> [TASK STATEMENT] Images are not part of the copy; transcribe all the data exactly.

> [PROVIDED DATA]
__________
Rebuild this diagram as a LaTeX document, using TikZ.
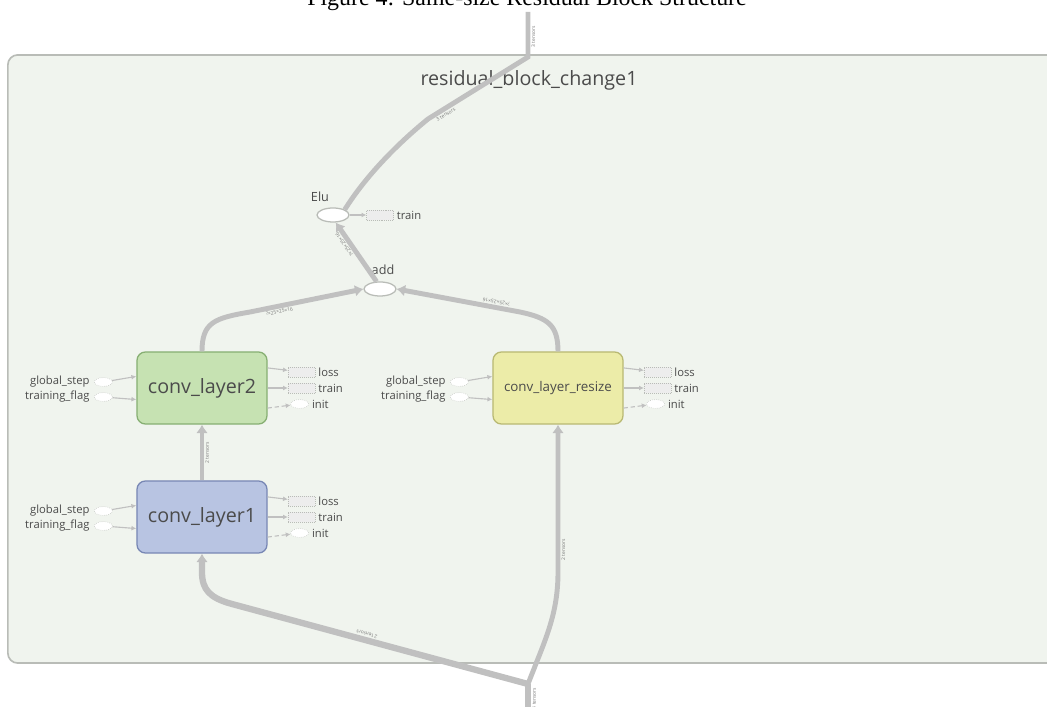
\documentclass[tikz,border=0pt]{standalone}
\usepackage{fontspec}
\setmainfont{Open Sans}
\newfontfamily\capfont{Liberation Serif}
\usetikzlibrary{arrows.meta, positioning, calc, shapes.geometric}
\definecolor{grpfill}{RGB}{240,244,238}
\definecolor{grpline}{RGB}{185,188,183}
\definecolor{edgegray}{RGB}{192,192,192}
\definecolor{txtgray}{RGB}{75,75,75}
\definecolor{lblgray}{RGB}{120,120,120}
\definecolor{c1fill}{RGB}{184,196,226}
\definecolor{c1line}{RGB}{120,135,180}
\definecolor{c2fill}{RGB}{198,226,178}
\definecolor{c2line}{RGB}{135,175,115}
\definecolor{crfill}{RGB}{236,236,168}
\definecolor{crline}{RGB}{185,185,115}

\begin{document}
\begin{tikzpicture}[x=0.025cm, y=-0.025cm,
  every node/.style={text=txtgray},
  blk/.style={draw=grpline, fill=grpfill, line width=1.2pt, rounded corners=7pt,
              minimum width=26.4cm, minimum height=15.2cm},
  box/.style={draw, line width=0.9pt, rounded corners=6pt, minimum width=3.25cm,
              minimum height=1.8cm},
  opnode/.style={ellipse, draw=grpline, fill=white, line width=0.9pt,
              minimum width=0.8cm, minimum height=0.35cm, inner sep=0pt},
  opname/.style={font=\fontsize{9}{10}\selectfont},
  flow/.style={draw=edgegray, line width=3.5pt},
  flowtip/.style={-{Latex[length=6pt,width=8.5pt]}},
  elab/.style={font=\fontsize{3.5}{4}\selectfont, text=lblgray, inner sep=0.8pt},
  aux/.style={draw=edgegray, line width=0.8pt, -{Latex[length=3.5pt,width=3.5pt]}},
  inell/.style={ellipse, draw=grpline, densely dotted, fill=white,
              minimum width=0.45cm, minimum height=0.22cm, inner sep=0pt},
  outrect/.style={draw=grpline, densely dotted, fill=black!7,
              minimum width=0.67cm, minimum height=0.25cm, inner sep=0pt},
  sidetxt/.style={font=\fontsize{8}{9}\selectfont, inner sep=1pt}]

  \useasboundingbox (0,0) rectangle (1047,707);

  \node[font=\capfont\fontsize{17}{19}\selectfont, text=black, anchor=base] (cap)
       at (527,6) {Figure 4: Same-size Residual Block Structure};
  \node[blk] (grp) at (536,359) {};
  \node[font=\fontsize{14}{16}\selectfont] (title) at (529,80) {residual\_block\_change1};

  \node[box, draw=c2line, fill=c2fill, font=\fontsize{14}{16}\selectfont] (cl2) at (202,388) {conv\_layer2};
  \node[box, draw=c1line, fill=c1fill, font=\fontsize{14}{16}\selectfont] (cl1) at (202,517) {conv\_layer1};
  \node[box, draw=crline, fill=crfill, font=\fontsize{9.5}{11}\selectfont] (clr) at (558,388) {conv\_layer\_resize};

  \node[opnode] (add) at (380,289) {};
  \node[opname] (add-l) at (383,270) {add};
  \node[opnode] (elu) at (333,215) {};
  \node[opname] (elu-l) at (320,197) {Elu};
  \node[outrect, right=0.42cm of elu] (elu-tr) {};
  \node[sidetxt, right=1pt of elu-tr] {train};
  \draw[aux] (elu) -- (elu-tr);

  \coordinate (out) at (528,12);
  \coordinate (jt) at (528,57);
  \coordinate (jb) at (528,684);
  \coordinate (src) at (528,720);

  \foreach \b in {cl1,cl2,clr}{
    \node[inell] (\b-gs) at ($(\b.west)+(-33,-6)$) {};
    \node[inell] (\b-tf) at ($(\b.west)+(-33,9)$) {};
    \node[sidetxt, left=2pt of \b-gs] {global\_step};
    \node[sidetxt, left=2pt of \b-tf] {training\_flag};
    \draw[aux] (\b-gs) -- (\b.170);
    \draw[aux] (\b-tf) -- (\b.190);
    \node[outrect] (\b-loss) at ($(\b.east)+(34,-16)$) {};
    \node[outrect] (\b-tr) at ($(\b.east)+(34,0)$) {};
    \node[inell] (\b-init) at ($(\b.east)+(32,16)$) {};
    \node[sidetxt, right=1pt of \b-loss] {loss};
    \node[sidetxt, right=1pt of \b-tr] {train};
    \node[sidetxt, right=1pt of \b-init] {init};
    \draw[aux] (\b.17) -- (\b-loss);
    \draw[aux] (\b.east) -- (\b-tr);
    \draw[aux, densely dashed] (\b.-17) -- (\b-init);
  }

  \draw[flow] (elu.north east) .. controls (362,182) and (390,150) .. (428,119)
     -- node[elab, sloped, below, pos=0.15] {3 tensors} (jt)
     -- node[elab, sloped, below, pos=0.45] {3 tensors} (out);
  \draw[flow, flowtip] (add.115) -- node[elab, sloped, allow upside down, above, pos=0.68] {?×25×25×16} (elu.-70);
  \draw[flow, flowtip] (cl2.north) .. controls (202,322) and (215,318) .. (250,312)
     -- node[elab, sloped, below, pos=0.25] {?×25×25×16} (add.west);
  \draw[flow, flowtip] (clr.north) .. controls (558,325) and (548,318) .. (520,312)
     -- node[elab, sloped, allow upside down, below, pos=0.2] {?×25×25×16} (add.east);
  \draw[flow, flowtip, line width=3pt] (cl1.north) -- node[elab, sloped, below] {2 tensors} (cl2.south);

  \draw[flow, line width=4.5pt] (src) -- node[elab, sloped, below, pos=0.6] {4 tensors} (jb);
  \draw[flow, flowtip, line width=4.5pt] (jb)
     -- node[elab, sloped, allow upside down, below, pos=0.55] {2 tensors} (232,604)
     .. controls (210,598) and (202,590) .. (202,572) -- (cl1.south);
  \draw[flow, flowtip] (jb) .. controls (545,640) and (558,615) .. (558,572)
     -- node[elab, sloped, below, pos=0.15] {2 tensors} (clr.south);
\end{tikzpicture}
\end{document}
__________
> [SOLUTION FOR THIS TASK]
Rebuild this diagram as a LaTeX document, using TikZ.
\documentclass[tikz,border=0pt]{standalone}
\usepackage{fontspec}
\setmainfont{Open Sans}
\newfontfamily\capfont{Liberation Serif}
\usetikzlibrary{arrows.meta, positioning, calc, shapes.geometric}
\definecolor{grpfill}{RGB}{240,244,238}
\definecolor{grpline}{RGB}{185,188,183}
\definecolor{edgegray}{RGB}{192,192,192}
\definecolor{txtgray}{RGB}{75,75,75}
\definecolor{lblgray}{RGB}{120,120,120}
\definecolor{c1fill}{RGB}{184,196,226}
\definecolor{c1line}{RGB}{120,135,180}
\definecolor{c2fill}{RGB}{198,226,178}
\definecolor{c2line}{RGB}{135,175,115}
\definecolor{crfill}{RGB}{236,236,168}
\definecolor{crline}{RGB}{185,185,115}

\begin{document}
\begin{tikzpicture}[x=0.025cm, y=-0.025cm,
  every node/.style={text=txtgray},
  blk/.style={draw=grpline, fill=grpfill, line width=1.2pt, rounded corners=7pt,
              minimum width=26.4cm, minimum height=15.2cm},
  box/.style={draw, line width=0.9pt, rounded corners=6pt, minimum width=3.25cm,
              minimum height=1.8cm},
  opnode/.style={ellipse, draw=grpline, fill=white, line width=0.9pt,
              minimum width=0.8cm, minimum height=0.35cm, inner sep=0pt},
  opname/.style={font=\fontsize{9}{10}\selectfont},
  flow/.style={draw=edgegray, line width=3.5pt},
  flowtip/.style={-{Latex[length=6pt,width=8.5pt]}},
  elab/.style={font=\fontsize{3.5}{4}\selectfont, text=lblgray, inner sep=0.8pt},
  aux/.style={draw=edgegray, line width=0.8pt, -{Latex[length=3.5pt,width=3.5pt]}},
  inell/.style={ellipse, draw=grpline, densely dotted, fill=white,
              minimum width=0.45cm, minimum height=0.22cm, inner sep=0pt},
  outrect/.style={draw=grpline, densely dotted, fill=black!7,
              minimum width=0.67cm, minimum height=0.25cm, inner sep=0pt},
  sidetxt/.style={font=\fontsize{8}{9}\selectfont, inner sep=1pt}]

  \useasboundingbox (0,0) rectangle (1047,707);

  \node[font=\capfont\fontsize{17}{19}\selectfont, text=black, anchor=base] (cap)
       at (527,6) {Figure 4: Same-size Residual Block Structure};
  \node[blk] (grp) at (536,359) {};
  \node[font=\fontsize{14}{16}\selectfont] (title) at (529,80) {residual\_block\_change1};

  \node[box, draw=c2line, fill=c2fill, font=\fontsize{14}{16}\selectfont] (cl2) at (202,388) {conv\_layer2};
  \node[box, draw=c1line, fill=c1fill, font=\fontsize{14}{16}\selectfont] (cl1) at (202,517) {conv\_layer1};
  \node[box, draw=crline, fill=crfill, font=\fontsize{9.5}{11}\selectfont] (clr) at (558,388) {conv\_layer\_resize};

  \node[opnode] (add) at (380,289) {};
  \node[opname] (add-l) at (383,270) {add};
  \node[opnode] (elu) at (333,215) {};
  \node[opname] (elu-l) at (320,197) {Elu};
  \node[outrect, right=0.42cm of elu] (elu-tr) {};
  \node[sidetxt, right=1pt of elu-tr] {train};
  \draw[aux] (elu) -- (elu-tr);

  \coordinate (out) at (528,12);
  \coordinate (jt) at (528,57);
  \coordinate (jb) at (528,684);
  \coordinate (src) at (528,720);

  \foreach \b in {cl1,cl2,clr}{
    \node[inell] (\b-gs) at ($(\b.west)+(-33,-6)$) {};
    \node[inell] (\b-tf) at ($(\b.west)+(-33,9)$) {};
    \node[sidetxt, left=2pt of \b-gs] {global\_step};
    \node[sidetxt, left=2pt of \b-tf] {training\_flag};
    \draw[aux] (\b-gs) -- (\b.170);
    \draw[aux] (\b-tf) -- (\b.190);
    \node[outrect] (\b-loss) at ($(\b.east)+(34,-16)$) {};
    \node[outrect] (\b-tr) at ($(\b.east)+(34,0)$) {};
    \node[inell] (\b-init) at ($(\b.east)+(32,16)$) {};
    \node[sidetxt, right=1pt of \b-loss] {loss};
    \node[sidetxt, right=1pt of \b-tr] {train};
    \node[sidetxt, right=1pt of \b-init] {init};
    \draw[aux] (\b.17) -- (\b-loss);
    \draw[aux] (\b.east) -- (\b-tr);
    \draw[aux, densely dashed] (\b.-17) -- (\b-init);
  }

  \draw[flow] (elu.north east) .. controls (362,182) and (390,150) .. (428,119)
     -- node[elab, sloped, below, pos=0.15] {3 tensors} (jt)
     -- node[elab, sloped, below, pos=0.45] {3 tensors} (out);
  \draw[flow, flowtip] (add.115) -- node[elab, sloped, allow upside down, above, pos=0.68] {?×25×25×16} (elu.-70);
  \draw[flow, flowtip] (cl2.north) .. controls (202,322) and (215,318) .. (250,312)
     -- node[elab, sloped, below, pos=0.25] {?×25×25×16} (add.west);
  \draw[flow, flowtip] (clr.north) .. controls (558,325) and (548,318) .. (520,312)
     -- node[elab, sloped, allow upside down, below, pos=0.2] {?×25×25×16} (add.east);
  \draw[flow, flowtip, line width=3pt] (cl1.north) -- node[elab, sloped, below] {2 tensors} (cl2.south);

  \draw[flow, line width=4.5pt] (src) -- node[elab, sloped, below, pos=0.6] {4 tensors} (jb);
  \draw[flow, flowtip, line width=4.5pt] (jb)
     -- node[elab, sloped, allow upside down, below, pos=0.55] {2 tensors} (232,604)
     .. controls (210,598) and (202,590) .. (202,572) -- (cl1.south);
  \draw[flow, flowtip] (jb) .. controls (545,640) and (558,615) .. (558,572)
     -- node[elab, sloped, below, pos=0.15] {2 tensors} (clr.south);
\end{tikzpicture}
\end{document}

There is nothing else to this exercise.